Это был страшный крик. Очень страшный.
Мама вбежала ко мне в комнату:
– Отца убили!
Ей позвонила подруга – прочитала в новостях.
– Это какой-то бред! – я включила телефон.
Руки тряслись, но я была уверена: это глупость, фейк, обман – что угодно, но не правда.
НА МЕНЯ ОБРУШИЛОСЬ МНОЖЕСТВО СООБЩЕНИЙ – СОЧУВСТВУЮЩИХ, ПУГАЮЩИХ, ШОКИРУЮЩИХ. Я НЕ ПОВЕРИЛА НИ ОДНОМУ. ОТКРЫЛА CNN – ПОЧЕМУ-ТО В ТОТ МОМЕНТ МНЕ ПОКАЗАЛОСЬ, ЧТО ТОЛЬКО ПО CNN Я УЗНАЮ ПРАВДУ.
И прочитала: это правда. Моего отца убили.
Мы с мамой оделись, вышли на улицу. Моросил дождь.

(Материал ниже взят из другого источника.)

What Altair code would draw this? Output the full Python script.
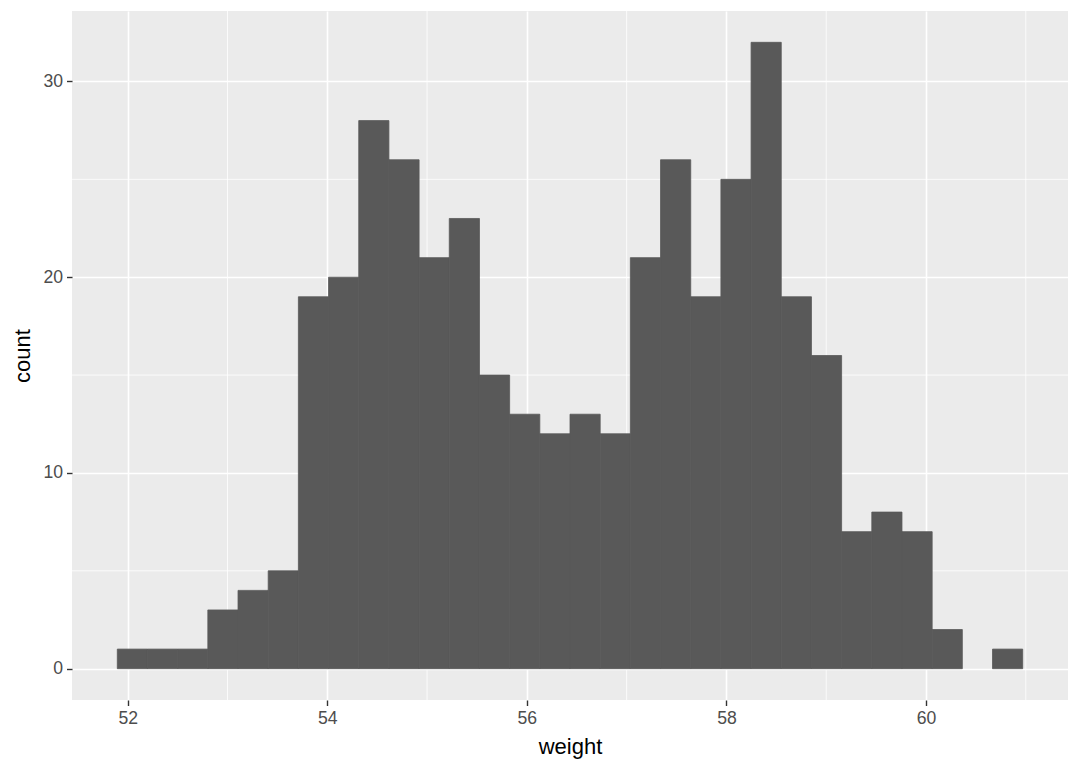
import altair as alt
import pandas as pd
import numpy as np

# Histogram counts (30 bins)
counts = [1, 1, 1, 3, 4, 5, 19, 20, 28, 26, 21, 23, 15, 13, 12,
          13, 12, 21, 26, 19, 25, 32, 19, 16, 7, 8, 7, 2, 0, 1]
bin_lo = 51.896
bin_hi = 60.969
x_major = [52, 54, 56, 58, 60]
x_minor = [53, 55, 57, 59, 61]
y_major = [0, 10, 20, 30]
y_minor = [5, 15, 25]

edges = np.linspace(bin_lo, bin_hi, len(counts) + 1)
df = pd.DataFrame({
    "start": edges[:-1],
    "end": edges[1:],
    "count": counts,
    "zero": [0] * len(counts),
})

xdom = [51.442, 61.423]
ydom = [-1.6, 33.6]
xs = alt.Scale(domain=xdom, nice=False, zero=False)
ys = alt.Scale(domain=ydom, nice=False, zero=False)

xaxis = alt.Axis(title="weight", values=x_major, grid=True, format="d")
yaxis = alt.Axis(title="count", values=y_major, grid=True, format="d")

xminor_df = pd.DataFrame({"start": x_minor})
yminor_df = pd.DataFrame({"count": y_minor})

vminor = alt.Chart(xminor_df).mark_rule(color="white", strokeWidth=0.8).encode(
    x=alt.X("start:Q", scale=xs, axis=xaxis)
)
hminor = alt.Chart(yminor_df).mark_rule(color="white", strokeWidth=0.8).encode(
    y=alt.Y("count:Q", scale=ys, axis=yaxis)
)

bars = alt.Chart(df).transform_filter("datum.count > 0").mark_rect(
    color="#595959", stroke="#595959", strokeWidth=0.8
).encode(
    x=alt.X("start:Q", scale=xs, axis=xaxis),
    x2="end:Q",
    y=alt.Y("count:Q", scale=ys, axis=yaxis),
    y2="zero:Q",
)

chart = alt.layer(vminor, hminor, bars).properties(
    width=996, height=689,
    autosize=alt.AutoSizeParams(type="none"),
    padding={"left": 64, "top": 3, "right": 4, "bottom": 66},
    background="white",
).configure_view(
    fill="#EBEBEB", stroke=None
).configure_axis(
    domain=False,
    gridColor="white",
    gridWidth=1.6,
    tickColor="#333333",
    tickSize=5.5,
    tickWidth=1.4,
    labelFont="Liberation Sans",
    labelFontSize=17.6,
    labelColor="#4D4D4D",
    labelPadding=4,
    titleFont="Liberation Sans",
    titleFontSize=22,
    titleFontWeight="normal",
    titleColor="black",
).configure_axisX(
    titlePadding=9,
).configure_axisY(
    titlePadding=8,
)

chart.save("out.html", embed_options={"renderer": "svg", "actions": False})
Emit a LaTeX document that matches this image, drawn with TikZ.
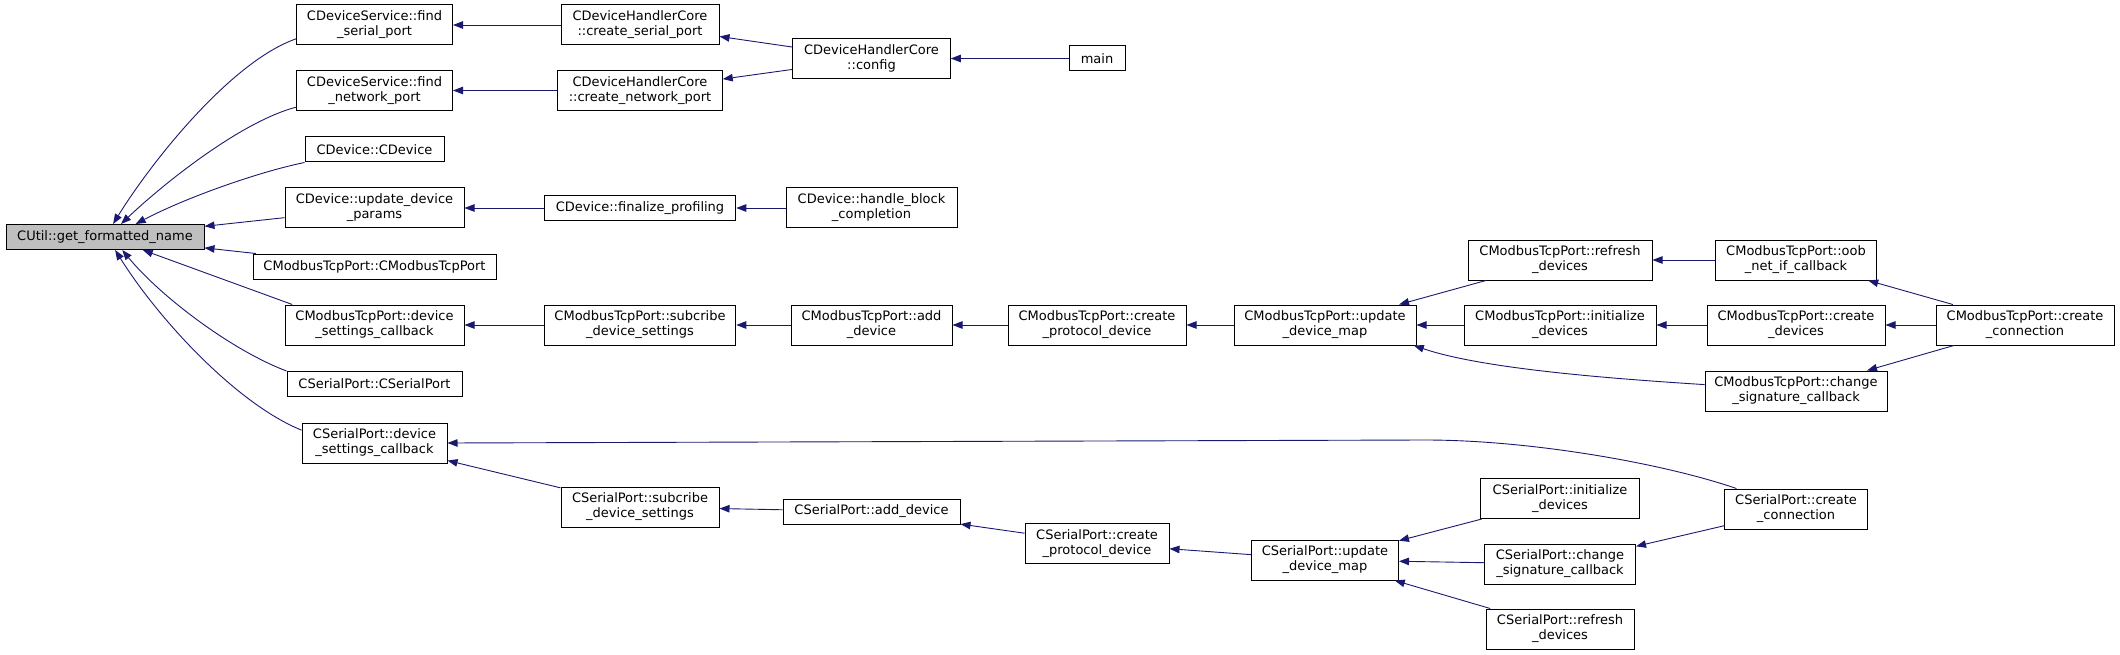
\documentclass[tikz,border=0pt]{standalone}
\usepackage{fontspec}
\setmainfont{DejaVu Sans}
\usetikzlibrary{arrows.meta}
\definecolor{edgeblue}{HTML}{191970}
\tikzstyle{func} = [rectangle, draw=black, line width=1pt, fill=white, minimum height=25pt, inner xsep=4pt, inner ysep=2pt, text centered, align=center, font=\fontsize{13}{15}\selectfont]
\tikzstyle{func2} = [func, minimum height=40pt]
\tikzstyle{focus} = [func, fill=gray!50]
\tikzstyle{arrow} = [draw=edgeblue, line width=0.9pt, -{Triangle[length=10pt,width=7.5pt]}]

\begin{document}
\begin{tikzpicture}[x=1pt, y=-1pt]
        \useasboundingbox (0,0) rectangle (2120,655);

        \node[focus, minimum width=198pt]   (cutil) at (105,237)    {CUtil::get\_formatted\_name};

        \node[func2, minimum width=156pt]   (fsp)   at (374.5,25)   {CDeviceService::find\\\_serial\_port};
        \node[func2, minimum width=156pt]   (fnp)   at (374.5,90.5) {CDeviceService::find\\\_network\_port};
        \node[func,  minimum width=139pt]   (cdev)  at (374.5,149.5){CDevice::CDevice};
        \node[func2, minimum width=179pt]   (udp)   at (374.5,208)  {CDevice::update\_device\\\_params};
        \node[func,  minimum width=243pt]   (mctor) at (374.5,266.5){CModbusTcpPort::CModbusTcpPort};
        \node[func2, minimum width=179pt]   (mdsc)  at (374.5,325)  {CModbusTcpPort::device\\\_settings\_callback};
        \node[func,  minimum width=175pt]   (sctor) at (374.5,384)  {CSerialPort::CSerialPort};
        \node[func2, minimum width=145pt]   (sdsc)  at (374.5,443)  {CSerialPort::device\\\_settings\_callback};

        \node[func2, minimum width=158pt]   (csp)   at (640,25)     {CDeviceHandlerCore\\::create\_serial\_port};
        \node[func2, minimum width=164.5pt] (cnp)   at (640,90.5)   {CDeviceHandlerCore\\::create\_network\_port};
        \node[func,  minimum width=191.5pt] (fin)   at (640,208)    {CDevice::finalize\_profiling};
        \node[func2, minimum width=191.5pt] (msub)  at (640,325)    {CModbusTcpPort::subcribe\\\_device\_settings};
        \node[func2, minimum width=158pt]   (ssub)  at (640,507)    {CSerialPort::subcribe\\\_device\_settings};

        \node[func2, minimum width=157.5pt] (config) at (871.5,58.5){CDeviceHandlerCore\\::config};
        \node[func2, minimum width=171pt]   (hbc)   at (871.5,208)  {CDevice::handle\_block\\\_completion};
        \node[func2, minimum width=161pt]   (madd)  at (871.5,325)  {CModbusTcpPort::add\\\_device};
        \node[func,  minimum width=177pt]   (sadd)  at (871.5,511.5){CSerialPort::add\_device};

        \node[func,  minimum width=56pt]    (main)  at (1097,58.5)  {main};
        \node[func2, minimum width=178pt]   (mcpd)  at (1097,325)   {CModbusTcpPort::create\\\_protocol\_device};
        \node[func2, minimum width=144pt]   (scpd)  at (1097,543.5) {CSerialPort::create\\\_protocol\_device};

        \node[func2, minimum width=182pt]   (mudm)  at (1325,325)   {CModbusTcpPort::update\\\_device\_map};
        \node[func2, minimum width=147pt]   (sudm)  at (1325,560)   {CSerialPort::update\\\_device\_map};

        \node[func2, minimum width=184pt]   (mref)  at (1560,260)   {CModbusTcpPort::refresh\\\_devices};
        \node[func2, minimum width=192pt]   (minit) at (1560,325)   {CModbusTcpPort::initialize\\\_devices};
        \node[func2, minimum width=158.5pt] (sinit) at (1560,498.5) {CSerialPort::initialize\\\_devices};
        \node[func2, minimum width=151pt]   (schg)  at (1560,564)   {CSerialPort::change\\\_signature\_callback};
        \node[func2, minimum width=148pt]   (sref)  at (1560,629)   {CSerialPort::refresh\\\_devices};

        \node[func2, minimum width=160.5pt] (moob)  at (1796,260)   {CModbusTcpPort::oob\\\_net\_if\_callback};
        \node[func2, minimum width=178pt]   (mcdev) at (1796,325)   {CModbusTcpPort::create\\\_devices};
        \node[func2, minimum width=182pt]   (mchg)  at (1796,391)   {CModbusTcpPort::change\\\_signature\_callback};
        \node[func2, minimum width=143pt]   (scc)   at (1796,509)   {CSerialPort::create\\\_connection};

        \node[func2, minimum width=178pt]   (mcc)   at (2025,325)   {CModbusTcpPort::create\\\_connection};

        \coordinate (bend) at (1425,440);

        \draw[arrow] (fsp.190) .. controls (230,62) and (150,164) .. (cutil.58);
        \draw[arrow] (fnp.192) .. controls (240,122) and (162,185) .. (cutil.39);
        \draw[arrow] (cdev.south west) .. controls (258,172) and (185,198) .. (cutil.23);
        \draw[arrow] (udp) -- (cutil);
        \draw[arrow] (mctor) -- (cutil);
        \draw[arrow] (mdsc.166) -- (cutil.341);
        \draw[arrow] (sctor.north west) .. controls (231,350) and (160,296) .. (cutil.323);
        \draw[arrow] (sdsc.170) .. controls (237,404) and (159,320) .. (cutil.308);

        \draw[arrow] (csp)    -- (fsp);
        \draw[arrow] (cnp)    -- (fnp);
        \draw[arrow] (config) -- (csp);
        \draw[arrow] (config) -- (cnp);
        \draw[arrow] (main)   -- (config);
        \draw[arrow] (fin)    -- (udp);
        \draw[arrow] (hbc)    -- (fin);

        \draw[arrow] (msub)  -- (mdsc);
        \draw[arrow] (madd)  -- (msub);
        \draw[arrow] (mcpd)  -- (madd);
        \draw[arrow] (mudm)  -- (mcpd);
        \draw[arrow] (mref)  -- (mudm);
        \draw[arrow] (minit) -- (mudm);
        \draw[arrow] (mchg.176) .. controls (1600,378) and (1480,368) .. (mudm.347);
        \draw[arrow] (moob)  -- (mref);
        \draw[arrow] (mcdev) -- (minit);
        \draw[arrow] (mcc)   -- (moob);
        \draw[arrow] (mcc)   -- (mcdev);
        \draw[arrow] (mcc)   -- (mchg);

        \draw[arrow] (ssub)  -- (sdsc);
        \draw[arrow] (sadd)  -- (ssub);
        \draw[arrow] (scpd)  -- (sadd);
        \draw[arrow] (sudm)  -- (scpd);
        \draw[arrow] (sinit) -- (sudm);
        \draw[arrow] (schg)  -- (sudm);
        \draw[arrow] (sref)  -- (sudm);
        \draw[arrow] (scc)   -- (schg);
        \draw[arrow] (scc.161) .. controls (1662,463) and (1530,440) .. (bend) -- (sdsc.east);
\end{tikzpicture}
\end{document}
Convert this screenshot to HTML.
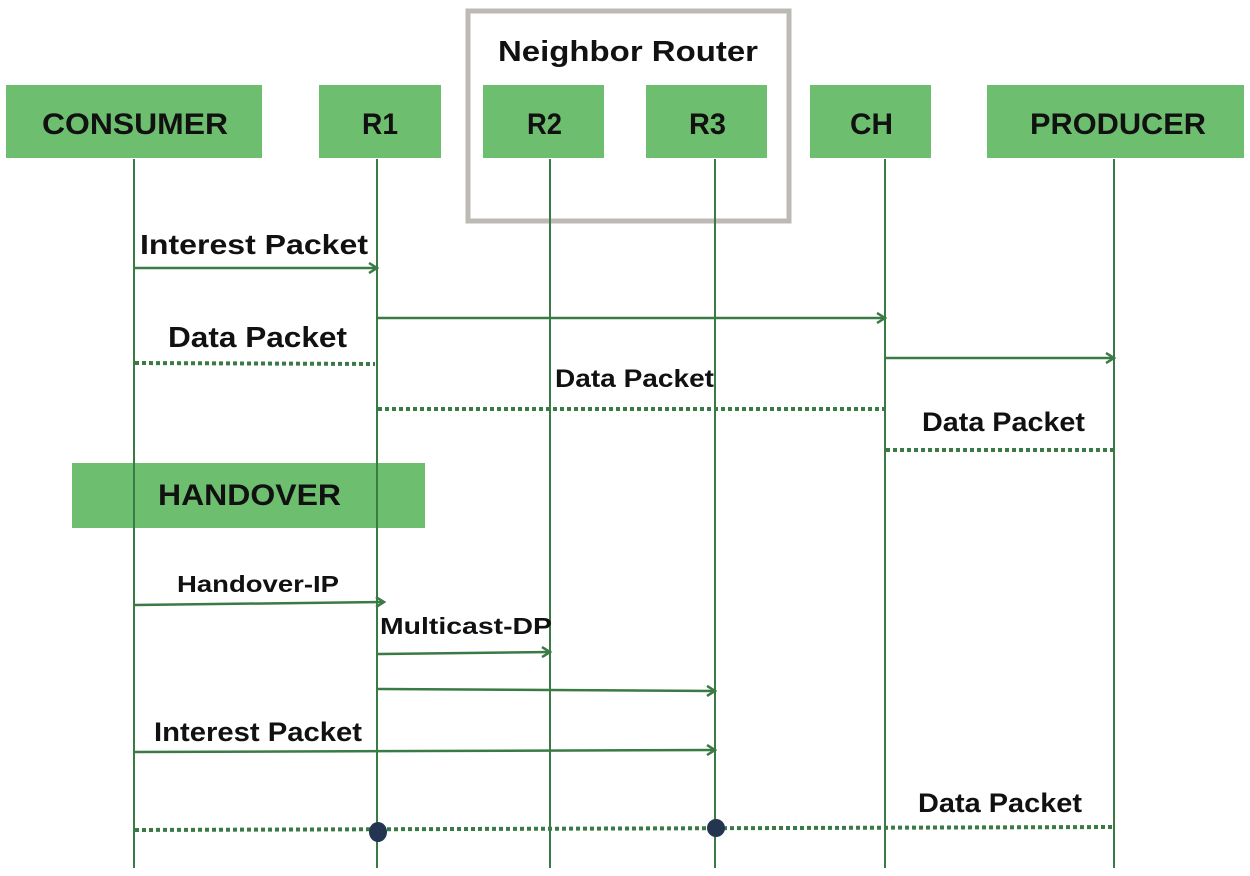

Большой Москворецкий мост – место гибели отца – совсем недалеко от Пятницкой. Но мы взяли такси: не было сил идти пешком.
В такси работало радио – выпуск новостей. Диктор сообщал, что Борис Немцов убит.
– Ну и что? – словно сам себе проворчал таксист. – Невелика потеря.
– Вам «ну и что», – словно сама себе ответила я. – А это мой отец.
Я запомнила этот мимолетный разговор. Он слишком показательный, чтобы его забыть. Какая-то часть людей, и совсем немаленькая, уверена, что «это их не касается». Подумаешь, какая-то борьба между политиками… Это вообще «не из моей жизни».
Вокруг моста – оцепление. Мы пришли слишком поздно: многие, кто приехал раньше, уже разошлись. Нас уже не пустили к месту гибели. Тело накрыли черным целлофановым пакетом, рядом стояла машина «скорой помощи»… Я встретила Владимира Кара-Мурзу.